It’s a celebrity before and after with a crucial difference – and it’s kind of an obvious one.
I almost did something really shitty this morning.
I almost sent this photo to my partner:
You see, I got carried away on a tide of enthusiasm for the ridiculous hotness of LARRY. Yes, friends, Larry Emdur. A man who, until several months ago, had the bumbling, unthreatening appeal of a, well, a game-show host, but has suddenly emerged from some kind of gym-weights-skinless-chicken-filled crysalis to be, you know, HOT.

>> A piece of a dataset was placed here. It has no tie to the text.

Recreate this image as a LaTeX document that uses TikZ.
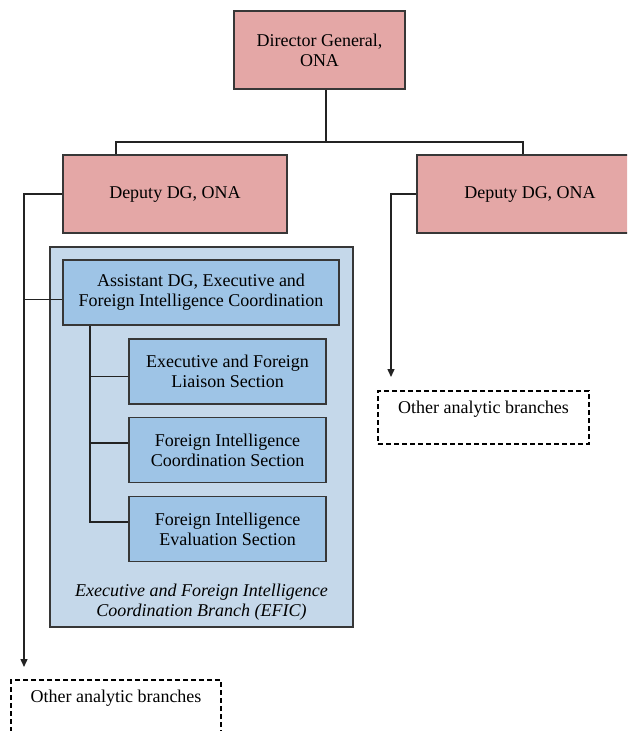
\documentclass[tikz,border=0pt]{standalone}
\usepackage{fontspec}
\setmainfont{Liberation Serif}
\usetikzlibrary{arrows.meta}

\definecolor{dgpink}{RGB}{228,167,166}
\definecolor{secblue}{RGB}{158,196,230}
\definecolor{branchpale}{RGB}{197,216,234}
\definecolor{edgegray}{RGB}{55,55,55}
\definecolor{linegray}{RGB}{35,35,35}

\begin{document}
\begin{tikzpicture}[x=1pt, y=-1pt, line width=1.4pt, line join=miter,
  orgbox/.style={draw=edgegray, line width=1.7pt, inner sep=0pt, align=center,
                 font=\fontsize{18}{20}\selectfont},
  dgbox/.style={orgbox, fill=dgpink},
  secbox/.style={orgbox, fill=secblue, minimum width=197pt, minimum height=65pt},
  otherbox/.style={draw=black, line width=1.2pt, dash pattern=on 5pt off 3pt,
                   inner sep=0pt, minimum width=210pt, text height=22pt, text depth=31pt,
                   font=\fontsize{18}{20}\selectfont}]
  % 箭头头: 实测 宽 7、长 8
  \def\arr{-{Triangle[width=7pt,length=8pt]}}

  % 钉死画布（右侧副局长框与左下虚线框被画布截断）
  \useasboundingbox (0,0) rectangle (627,731);
  \clip (0,0) rectangle (627,731);

  % ════ 局长 / 两位副局长 ════
  \node[dgbox, minimum width=171pt, minimum height=78pt] (dg)   at (319.5,50) {Director General,\\ONA};
  \node[dgbox, minimum width=224pt, minimum height=78pt] (ldep) at (175,194)  {Deputy DG, ONA};
  \node[dgbox, minimum width=226pt, minimum height=78pt] (rdep) at (530,194)  {Deputy DG, ONA};

  % ════ EFIC 分支（浅蓝底框 + 助理局长 + 三个科）════
  \node[orgbox, fill=branchpale, minimum width=303pt, minimum height=380pt] (efic) at (201.5,437) {};
  \node[secbox, minimum width=276pt] (asst)    at (201,292.5)   {Assistant DG, Executive and\\Foreign Intelligence Coordination};
  \node[secbox]                      (exec)    at (227.5,371.5) {Executive and Foreign\\Liaison Section};
  \node[secbox]                      (ficoord) at (227.5,450)   {Foreign Intelligence\\Coordination Section};
  \node[secbox]                      (fieval)  at (227.5,529)   {Foreign Intelligence\\Evaluation Section};
  \node[align=center, inner sep=0pt, font=\itshape\fontsize{18}{20}\selectfont] (eficname) at (201.5,602)
    {Executive and Foreign Intelligence\\Coordination Branch (EFIC)};

  % ════ 其他分析处（虚线框, 文字靠上）════
  \node[otherbox]                    (lother) at (116,706.5)   {Other analytic branches};
  \node[otherbox, minimum width=211pt] (rother) at (483.5,417.5) {Other analytic branches};

  % ════ 连线 ════
  \coordinate (dgfoot) at (326,142);   % 局长竖线落点（不在框中线上）
  \coordinate (lbar)   at (116,142);
  \coordinate (rbar)   at (523,142);
  \coordinate (ltip)   at (24,667);    % 左侧箭头尖
  \coordinate (rtip)   at (391,377);   % 右侧箭头尖
  \coordinate (spine)  at (90,522);    % 科室竖干

  \begin{scope}[draw=linegray]
    \draw (dg.south -| dgfoot) -- (dgfoot);
    \draw (lbar |- ldep.north) -- (lbar) -- (rbar) -- (rbar |- rdep.north);

    \draw[\arr] (ldep.west) -| (ltip);
    \draw (asst.183) -- (asst.183 -| ltip);
    \draw[\arr] (rdep.west) -| (rtip);

    \draw (asst.south -| spine) |- (fieval.176);
    \draw (exec.183 -| spine)    -- (exec.183);
    \draw (ficoord.176 -| spine) -- (ficoord.176);
  \end{scope}
\end{tikzpicture}
\end{document}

Woah, I thought, my man has a big birthday coming up. Maybe he’d like to be inspired by what you can still achieve if you commit yourself. Maybe he’d like to know it’s never too late to shake off the bad habits, to return to your youthful glory, to be the best you can be…
And as my finger hovered over my phone, I suddenly remembered myself.
Because what AM I? A monster?
Imagine, for a moment, what would happen if my partner had sent me this picture, for, you know, my own inspiration.
It’s hard to overstate how offended and hurt I would be if the man who’s supposed to love me the most – my safe space, if you like – was dropping celebrity-endorsed hints about how I could look so much better if I just applied myself a little.
That’s not what loving partners of either sex do, right? But it gave me pause for thought about the mass celebration of the unveiling of Larry 2.0.
I love Larry Emdur. The truth is, I kind of loved him before he became a serious contender for cover-man of Men’s Health. He buzzes and sparkles on air like a man who loves life and loves his job.
He didn’t need to get buff to convince me of that.
But get buff he did. He set himself a goal of trying to be Men’s Health Man of the Year cover star. And if he pulls it off (he’ll find out tonight), he’ll be their oldest ever “cover boy”.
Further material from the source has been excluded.